One of the more recent attractions in Rome is actually one of the more ancient. The Golden House (Domus Aurea) of Nero, what remains of it, has been excavated and the ruins are now available for public viewing.
Though re-discovered during the Renaissance, they were the subject of a massive restoration project near the end of the 20th century.
Constructed in 64 AD after the devastating fire that burned two-thirds of Rome (at which legend has it Nero fiddled), Domus Aurea is an archaeological treasure trove. At one time many parts were covered with gold foil and the ceiling festooned with ivory and jewels by the extravagant emperor. Alas, these are not on display. They were stripped from the palace shortly after Nero’s death.
The original palace and related structures covered 350 acres that included a man-made lake, vineyards and the house itself. Terming the villa a house, however, is misleading. Domus Aurea contained 300 rooms, but is thought to have had no sleeping quarters. None that were intentional, at least. No doubt many passed out where they were during the parties for which Nero was famed.

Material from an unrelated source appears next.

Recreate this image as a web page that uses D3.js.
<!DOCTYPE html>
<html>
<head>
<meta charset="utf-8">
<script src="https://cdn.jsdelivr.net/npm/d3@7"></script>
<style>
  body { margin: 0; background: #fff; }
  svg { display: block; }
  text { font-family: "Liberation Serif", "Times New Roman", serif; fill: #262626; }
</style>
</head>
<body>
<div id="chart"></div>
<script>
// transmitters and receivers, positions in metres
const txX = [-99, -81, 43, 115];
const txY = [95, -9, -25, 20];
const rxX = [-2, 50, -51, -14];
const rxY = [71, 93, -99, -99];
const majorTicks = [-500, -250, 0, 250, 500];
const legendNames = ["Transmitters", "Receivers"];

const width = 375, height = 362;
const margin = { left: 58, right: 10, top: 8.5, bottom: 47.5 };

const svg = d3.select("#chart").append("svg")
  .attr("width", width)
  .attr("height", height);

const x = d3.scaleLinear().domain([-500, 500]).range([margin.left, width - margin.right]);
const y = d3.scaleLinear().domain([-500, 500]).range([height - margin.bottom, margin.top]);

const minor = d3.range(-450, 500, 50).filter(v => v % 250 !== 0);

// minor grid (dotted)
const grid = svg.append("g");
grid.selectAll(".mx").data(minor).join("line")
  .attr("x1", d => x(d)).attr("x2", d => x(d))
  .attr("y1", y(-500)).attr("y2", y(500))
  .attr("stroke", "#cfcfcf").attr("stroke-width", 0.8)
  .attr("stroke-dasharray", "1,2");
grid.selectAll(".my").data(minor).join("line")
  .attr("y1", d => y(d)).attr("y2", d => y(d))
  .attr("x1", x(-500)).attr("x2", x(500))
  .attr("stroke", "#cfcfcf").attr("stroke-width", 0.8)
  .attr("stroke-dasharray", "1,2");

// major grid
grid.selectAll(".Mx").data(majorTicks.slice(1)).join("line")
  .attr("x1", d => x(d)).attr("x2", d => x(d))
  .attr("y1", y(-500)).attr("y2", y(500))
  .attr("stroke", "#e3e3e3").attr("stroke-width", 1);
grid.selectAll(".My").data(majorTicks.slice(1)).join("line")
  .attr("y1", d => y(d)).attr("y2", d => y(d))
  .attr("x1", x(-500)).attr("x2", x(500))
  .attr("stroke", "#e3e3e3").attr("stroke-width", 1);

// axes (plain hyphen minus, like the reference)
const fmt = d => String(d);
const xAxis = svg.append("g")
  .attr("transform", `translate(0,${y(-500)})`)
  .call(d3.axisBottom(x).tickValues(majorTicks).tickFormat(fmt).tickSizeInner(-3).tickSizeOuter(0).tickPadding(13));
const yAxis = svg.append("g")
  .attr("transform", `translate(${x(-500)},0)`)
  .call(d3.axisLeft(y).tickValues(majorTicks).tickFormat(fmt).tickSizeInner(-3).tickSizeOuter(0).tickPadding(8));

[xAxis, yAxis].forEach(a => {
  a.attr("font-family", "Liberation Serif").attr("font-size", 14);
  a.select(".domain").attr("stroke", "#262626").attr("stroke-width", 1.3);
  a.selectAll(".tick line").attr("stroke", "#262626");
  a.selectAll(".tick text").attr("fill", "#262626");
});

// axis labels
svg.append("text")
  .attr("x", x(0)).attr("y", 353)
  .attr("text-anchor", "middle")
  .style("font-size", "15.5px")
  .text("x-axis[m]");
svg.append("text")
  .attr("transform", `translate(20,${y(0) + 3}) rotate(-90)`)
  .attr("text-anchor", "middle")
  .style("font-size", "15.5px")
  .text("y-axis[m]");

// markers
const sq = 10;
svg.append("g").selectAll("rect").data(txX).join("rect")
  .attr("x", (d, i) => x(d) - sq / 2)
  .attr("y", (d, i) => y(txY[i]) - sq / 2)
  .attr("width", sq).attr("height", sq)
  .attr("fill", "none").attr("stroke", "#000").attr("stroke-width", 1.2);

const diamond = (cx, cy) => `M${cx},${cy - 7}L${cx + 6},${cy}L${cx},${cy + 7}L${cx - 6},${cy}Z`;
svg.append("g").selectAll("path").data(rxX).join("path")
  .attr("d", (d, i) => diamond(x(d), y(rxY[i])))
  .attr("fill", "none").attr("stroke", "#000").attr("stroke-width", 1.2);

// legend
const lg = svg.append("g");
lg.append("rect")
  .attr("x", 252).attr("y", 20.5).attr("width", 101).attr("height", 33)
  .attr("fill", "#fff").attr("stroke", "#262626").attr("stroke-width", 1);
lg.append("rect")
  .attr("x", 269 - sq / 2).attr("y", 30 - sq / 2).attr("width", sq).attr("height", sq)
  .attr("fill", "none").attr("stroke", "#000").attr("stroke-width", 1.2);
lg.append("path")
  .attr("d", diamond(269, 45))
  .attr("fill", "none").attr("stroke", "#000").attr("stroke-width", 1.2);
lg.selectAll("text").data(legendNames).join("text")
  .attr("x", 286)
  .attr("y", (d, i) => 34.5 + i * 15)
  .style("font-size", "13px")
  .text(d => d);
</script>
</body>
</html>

It was the original site of the huge statue Nero had made, bearing his own likeness of course, that was later relocated to outside the Colosseum. The bronze base of the 40m/130ft statue can still be seen there.

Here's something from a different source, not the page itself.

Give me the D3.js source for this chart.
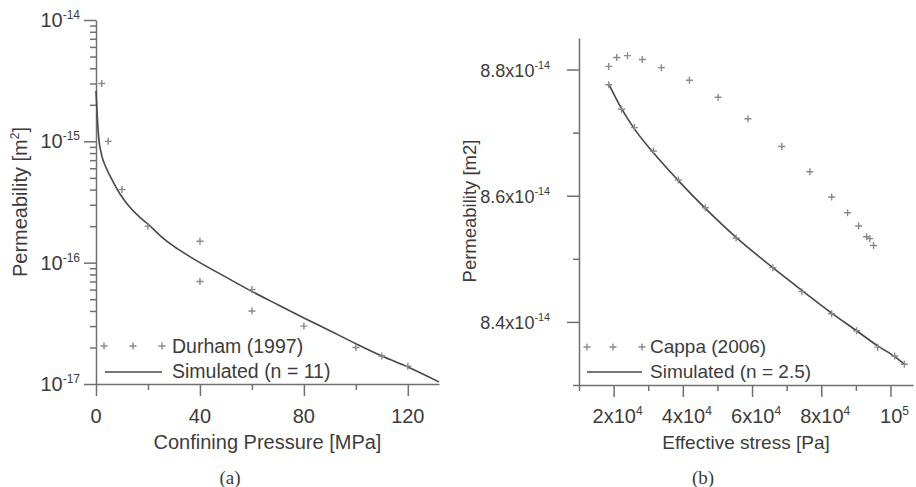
<!DOCTYPE html>
<html>
<head>
<meta charset="utf-8">
<script src="https://cdn.jsdelivr.net/npm/d3@7"></script>
<style>
  body { margin: 0; background: #fff; }
  text { font-family: "Liberation Sans", Arial, sans-serif; fill: #3c3c3c; }
</style>
</head>
<body>
<svg id="chart" width="916" height="487"></svg>
<script>
// ---- panel (a): Durham (1997) vs simulated (n = 11) ----
const durhamP = [2.2, 4.7, 10, 20, 40, 40, 60, 60, 80, 100, 110, 120];
const durhamK = [3e-15, 1e-15, 4e-16, 2e-16, 1.5e-16, 7e-17, 6e-17, 4e-17, 3e-17, 2e-17, 1.7e-17, 1.4e-17];

const simAP = [0, 0.5, 1, 2, 4, 6, 9, 12, 17, 20, 25, 30, 35, 40, 50, 60, 70, 80, 90, 100, 110, 120, 132];
const simAK = [2.6e-15, 1.6e-15, 1.1e-15, 8.0e-16, 6.0e-16, 4.9e-16, 3.75e-16, 3.05e-16, 2.35e-16, 2.08e-16,
               1.65e-16, 1.36e-16, 1.16e-16, 1.0e-16, 7.6e-17, 5.8e-17, 4.5e-17, 3.5e-17, 2.75e-17, 2.15e-17,
               1.7e-17, 1.38e-17, 1.04e-17];

const pressureMajor = [0, 40, 80, 120];
const pressureMinor = [20, 60, 100];
const permExponents = [-14, -15, -16, -17];

// ---- panel (b): Cappa (2006) vs simulated (n = 2.5) ----
const cappaUpS = [18600, 20900, 24000, 28300, 33800, 41900, 50200, 58800, 68600, 76700, 83000, 87600, 90800, 93100, 94000, 95100];
const cappaUpK = [8.805e-14, 8.819e-14, 8.822e-14, 8.816e-14, 8.803e-14, 8.783e-14, 8.756e-14, 8.722e-14,
                  8.678e-14, 8.638e-14, 8.598e-14, 8.573e-14, 8.552e-14, 8.535e-14, 8.532e-14, 8.521e-14];

const cappaLowS = [18600, 22300, 26000, 31500, 38700, 46500, 55400, 66000, 74400, 83000, 90200, 96300, 101200, 104000];
const cappaLowK = [8.776e-14, 8.737e-14, 8.708e-14, 8.671e-14, 8.625e-14, 8.581e-14, 8.533e-14, 8.486e-14,
                   8.448e-14, 8.413e-14, 8.386e-14, 8.360e-14, 8.346e-14, 8.333e-14];

const simBS = [18600, 22300, 26000, 31500, 38700, 46500, 55400, 66000, 74400, 83000, 90200, 96300, 101200, 104000];
const simBK = [8.777e-14, 8.738e-14, 8.706e-14, 8.668e-14, 8.624e-14, 8.580e-14, 8.534e-14, 8.486e-14,
               8.450e-14, 8.414e-14, 8.386e-14, 8.362e-14, 8.345e-14, 8.333e-14];

const stressMajor = [2e4, 4e4, 6e4, 8e4, 1e5];
const stressMinor = [1e4, 3e4, 5e4, 7e4, 9e4];
const stressBase = ["2x10", "4x10", "6x10", "8x10", "10"];
const stressExp = ["4", "4", "4", "4", "5"];
const permBMajor = [8.4e-14, 8.6e-14, 8.8e-14];
const permBMinor = [8.3e-14, 8.5e-14, 8.7e-14];
const permBBase = ["8.4x10", "8.6x10", "8.8x10"];

const axisColor = "#707070";
const lineColor = "#474747";
const markColor = "#8a8a8a";

const svg = d3.select("#chart");

function styleAxis(g) {
  g.selectAll("path, line").attr("stroke", axisColor).attr("stroke-width", 1.5);
}
function plus(g, x, y) {
  g.append("path")
    .attr("d", `M${x - 3.5},${y}H${x + 3.5}M${x},${y - 3.5}V${y + 3.5}`)
    .attr("stroke", markColor).attr("stroke-width", 1.4);
}
// text with a superscript part
function supText(g, x, y, base, sup, size, anchor) {
  const t = g.append("text").attr("x", x).attr("y", y)
    .attr("text-anchor", anchor).attr("font-size", size);
  t.append("tspan").text(base);
  t.append("tspan").attr("dy", -8).attr("font-size", size * 0.6).text(sup);
  return t;
}

// ================= panel (a) =================
const xA = d3.scaleLinear().domain([0, 132]).range([96, 439]);
const yA = d3.scaleLog().domain([1e-17, 1e-14]).range([384, 20]);
const gA = svg.append("g");

gA.append("g").attr("transform", "translate(0,384)")
  .call(d3.axisBottom(xA).tickValues(pressureMajor).tickSize(12).tickSizeOuter(0).tickFormat(""))
  .call(styleAxis);
gA.append("g").attr("transform", "translate(0,384)")
  .call(d3.axisBottom(xA).tickValues(pressureMinor).tickSize(6).tickFormat(""))
  .call(g => g.select(".domain").remove()).call(styleAxis);

const minorA = [];
[-17, -16, -15].forEach(e => { for (let m = 2; m <= 9; m++) minorA.push(m * Math.pow(10, e)); });
gA.append("g").attr("transform", "translate(96,0)")
  .call(d3.axisLeft(yA).tickValues(permExponents.map(e => Math.pow(10, e))).tickSize(12).tickSizeOuter(0).tickFormat(""))
  .call(styleAxis);
gA.append("g").attr("transform", "translate(96,0)")
  .call(d3.axisLeft(yA).tickValues(minorA).tickSize(6).tickFormat(""))
  .call(g => g.select(".domain").remove()).call(styleAxis);

pressureMajor.forEach(v => {
  gA.append("text").attr("x", xA(v)).attr("y", 423).attr("text-anchor", "middle")
    .attr("font-size", 20).text(v);
});
permExponents.forEach(e => {
  supText(gA, 80, yA(Math.pow(10, e)) + 7, "10", String(e), 20, "end");
});

gA.append("text").attr("x", (96 + 439) / 2).attr("y", 449).attr("text-anchor", "middle")
  .attr("font-size", 20).text("Confining Pressure [MPa]");
const ylabA = gA.append("text").attr("transform", "translate(27,202) rotate(-90)")
  .attr("text-anchor", "middle").attr("font-size", 20);
ylabA.append("tspan").text("Permeability [m");
ylabA.append("tspan").attr("dy", -8).attr("font-size", 12).text("2");
ylabA.append("tspan").attr("dy", 8).text("]");

gA.append("path")
  .attr("d", d3.line().x((d, i) => xA(simAP[i])).y(d => yA(d)).curve(d3.curveMonotoneX)(simAK))
  .attr("fill", "none").attr("stroke", lineColor).attr("stroke-width", 1.6);
durhamP.forEach((p, i) => plus(gA, xA(p), yA(durhamK[i])));

// legend (a)
[104, 133, 162].forEach(x => plus(gA, x, 346));
gA.append("text").attr("x", 172).attr("y", 353).attr("font-size", 19.5).text("Durham (1997)");
gA.append("line").attr("x1", 105).attr("x2", 162).attr("y1", 372).attr("y2", 372)
  .attr("stroke", lineColor).attr("stroke-width", 1.6);
gA.append("text").attr("x", 172).attr("y", 378).attr("font-size", 19.5).text("Simulated (n = 11)");

gA.append("text").attr("x", 230).attr("y", 484).attr("text-anchor", "middle")
  .style("font-family", "'Liberation Serif', 'Times New Roman', serif").attr("font-size", 19).text("(a)");

// ================= panel (b) =================
const xB = d3.scaleLinear().domain([1e4, 1.065e5]).range([579, 913]);
const yB = d3.scaleLinear().domain([8.3e-14, 8.85e-14]).range([385, 38]);
const gB = svg.append("g");

gB.append("g").attr("transform", "translate(0,385)")
  .call(d3.axisBottom(xB).tickValues(stressMajor).tickSize(12).tickSizeOuter(0).tickFormat(""))
  .call(styleAxis);
gB.append("g").attr("transform", "translate(0,385)")
  .call(d3.axisBottom(xB).tickValues(stressMinor).tickSize(6).tickFormat(""))
  .call(g => g.select(".domain").remove()).call(styleAxis);
gB.append("g").attr("transform", "translate(579,0)")
  .call(d3.axisLeft(yB).tickValues(permBMajor).tickSize(12).tickSizeOuter(0).tickFormat(""))
  .call(styleAxis);
gB.append("g").attr("transform", "translate(579,0)")
  .call(d3.axisLeft(yB).tickValues(permBMinor).tickSize(6).tickFormat(""))
  .call(g => g.select(".domain").remove()).call(styleAxis);

stressMajor.forEach((v, i) => {
  supText(gB, xB(v) + 4, 423, stressBase[i], stressExp[i], 20, "middle");
});
permBMajor.forEach((v, i) => {
  supText(gB, 550, yB(v) + 7, permBBase[i], "-14", 18, "end");
});

gB.append("text").attr("x", (579 + 913) / 2).attr("y", 449).attr("text-anchor", "middle")
  .attr("font-size", 19).text("Effective stress [Pa]");
gB.append("text").attr("transform", "translate(476,211) rotate(-90)")
  .attr("text-anchor", "middle").attr("font-size", 18.5).text("Permeability [m2]");

gB.append("path")
  .attr("d", d3.line().x((d, i) => xB(simBS[i])).y(d => yB(d)).curve(d3.curveMonotoneX)(simBK))
  .attr("fill", "none").attr("stroke", lineColor).attr("stroke-width", 1.6);
cappaUpS.forEach((s, i) => plus(gB, xB(s), yB(cappaUpK[i])));
cappaLowS.forEach((s, i) => plus(gB, xB(s), yB(cappaLowK[i])));

// legend (b)
[587, 613, 642].forEach(x => plus(gB, x, 347));
gB.append("text").attr("x", 650).attr("y", 353).attr("font-size", 19).text("Cappa (2006)");
gB.append("line").attr("x1", 587).attr("x2", 642).attr("y1", 372).attr("y2", 372)
  .attr("stroke", lineColor).attr("stroke-width", 1.6);
gB.append("text").attr("x", 650).attr("y", 378).attr("font-size", 19).text("Simulated (n = 2.5)");

gB.append("text").attr("x", 703).attr("y", 484).attr("text-anchor", "middle")
  .style("font-family", "'Liberation Serif', 'Times New Roman', serif").attr("font-size", 19).text("(b)");
</script>
</body>
</html>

Though much has been destroyed over the centuries, there still remains of Domus Aurea enough to satisfy anyone looking to spend an interesting hour or two tour in a cool place. That’s always welcome in Rome, where the temperature can be in the mid-80s even in late October.
The underground, audio-guided tour offers enormous, fresco-covered vaults and many rooms to explore. The frescoes painted by Fabullus, a noted artist of the period were executed in a style popular in Pompeii, the doomed city not far from Rome.

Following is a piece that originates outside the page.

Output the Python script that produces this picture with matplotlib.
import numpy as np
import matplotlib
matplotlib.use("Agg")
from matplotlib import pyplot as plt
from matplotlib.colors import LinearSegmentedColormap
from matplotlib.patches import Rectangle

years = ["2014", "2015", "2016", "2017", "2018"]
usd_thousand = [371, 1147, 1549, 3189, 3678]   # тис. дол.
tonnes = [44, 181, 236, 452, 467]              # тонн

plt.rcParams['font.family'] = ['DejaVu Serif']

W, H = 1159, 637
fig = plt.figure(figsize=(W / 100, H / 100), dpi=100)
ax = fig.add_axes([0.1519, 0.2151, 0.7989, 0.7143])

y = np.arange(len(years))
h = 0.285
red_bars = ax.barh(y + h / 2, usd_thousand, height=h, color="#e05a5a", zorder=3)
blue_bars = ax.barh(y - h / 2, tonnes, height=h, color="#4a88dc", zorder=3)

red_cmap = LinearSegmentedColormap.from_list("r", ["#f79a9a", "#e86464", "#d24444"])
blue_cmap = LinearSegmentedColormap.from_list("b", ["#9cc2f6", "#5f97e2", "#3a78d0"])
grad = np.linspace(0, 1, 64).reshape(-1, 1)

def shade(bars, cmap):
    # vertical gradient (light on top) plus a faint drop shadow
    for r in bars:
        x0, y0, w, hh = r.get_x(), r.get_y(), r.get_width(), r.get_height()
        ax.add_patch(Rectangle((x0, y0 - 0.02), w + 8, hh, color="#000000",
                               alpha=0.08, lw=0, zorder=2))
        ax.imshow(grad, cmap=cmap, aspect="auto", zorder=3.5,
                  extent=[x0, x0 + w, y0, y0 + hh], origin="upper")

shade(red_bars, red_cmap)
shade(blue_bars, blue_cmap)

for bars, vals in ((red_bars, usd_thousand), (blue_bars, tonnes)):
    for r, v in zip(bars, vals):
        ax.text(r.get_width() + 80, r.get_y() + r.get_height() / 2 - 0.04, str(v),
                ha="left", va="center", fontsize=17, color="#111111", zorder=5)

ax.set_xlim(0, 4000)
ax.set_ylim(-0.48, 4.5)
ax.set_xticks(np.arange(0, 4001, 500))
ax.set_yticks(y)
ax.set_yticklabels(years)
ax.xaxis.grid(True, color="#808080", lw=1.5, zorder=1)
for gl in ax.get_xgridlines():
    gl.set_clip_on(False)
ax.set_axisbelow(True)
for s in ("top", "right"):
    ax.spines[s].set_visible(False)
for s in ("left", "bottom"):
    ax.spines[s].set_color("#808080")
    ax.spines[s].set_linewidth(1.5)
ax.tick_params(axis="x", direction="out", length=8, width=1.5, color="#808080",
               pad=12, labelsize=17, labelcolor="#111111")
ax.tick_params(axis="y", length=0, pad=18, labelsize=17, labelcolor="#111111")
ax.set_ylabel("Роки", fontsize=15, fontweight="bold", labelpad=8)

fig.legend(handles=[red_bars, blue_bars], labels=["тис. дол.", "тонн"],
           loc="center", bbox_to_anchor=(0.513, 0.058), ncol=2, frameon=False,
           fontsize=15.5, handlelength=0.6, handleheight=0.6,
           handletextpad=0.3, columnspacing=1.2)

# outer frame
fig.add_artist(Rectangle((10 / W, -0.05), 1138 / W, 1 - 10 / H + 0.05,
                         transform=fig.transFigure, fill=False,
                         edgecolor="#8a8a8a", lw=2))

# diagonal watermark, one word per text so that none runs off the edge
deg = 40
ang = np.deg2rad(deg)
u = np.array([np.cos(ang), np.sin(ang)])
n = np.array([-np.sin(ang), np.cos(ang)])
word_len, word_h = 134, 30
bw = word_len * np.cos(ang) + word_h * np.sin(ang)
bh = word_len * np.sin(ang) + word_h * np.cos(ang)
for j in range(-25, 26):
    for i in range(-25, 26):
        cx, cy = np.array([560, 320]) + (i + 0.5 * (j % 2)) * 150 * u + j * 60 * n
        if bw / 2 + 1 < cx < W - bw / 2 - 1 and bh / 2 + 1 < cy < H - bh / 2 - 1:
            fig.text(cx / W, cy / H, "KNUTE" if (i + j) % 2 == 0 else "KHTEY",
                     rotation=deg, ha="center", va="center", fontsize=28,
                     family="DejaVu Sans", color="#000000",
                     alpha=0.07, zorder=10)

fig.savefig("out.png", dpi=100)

The Renaissance artist Raphael used them as models for some of his own work, and many Renaissance artists – including Michaelangelo – went to visit the (then) newly discovered palace frescoes. Both artists left their signatures scratched in the walls, to be later joined by such luminaries as Casanova and the Marquis de Sade.
The tour shows a wide variety – some areas of Domus Aurea are shadowed ruins with barely visible carvings. Others are fully restored golden and marble walls with largely intact paintings and fireplaces.
Grottos abound in the underground area, but the most impressive portion is unquestionably the Octagon Room. Here Nero, a great fan of Greek art, housed a statue of the Dying Gaul, which can now be seen in the Pallazo Altemps museum.
Outside Domus Aurea, there are gardens and a reconstruction of the octagonal room that allow the visitor to clearly imagine what living there must have been like.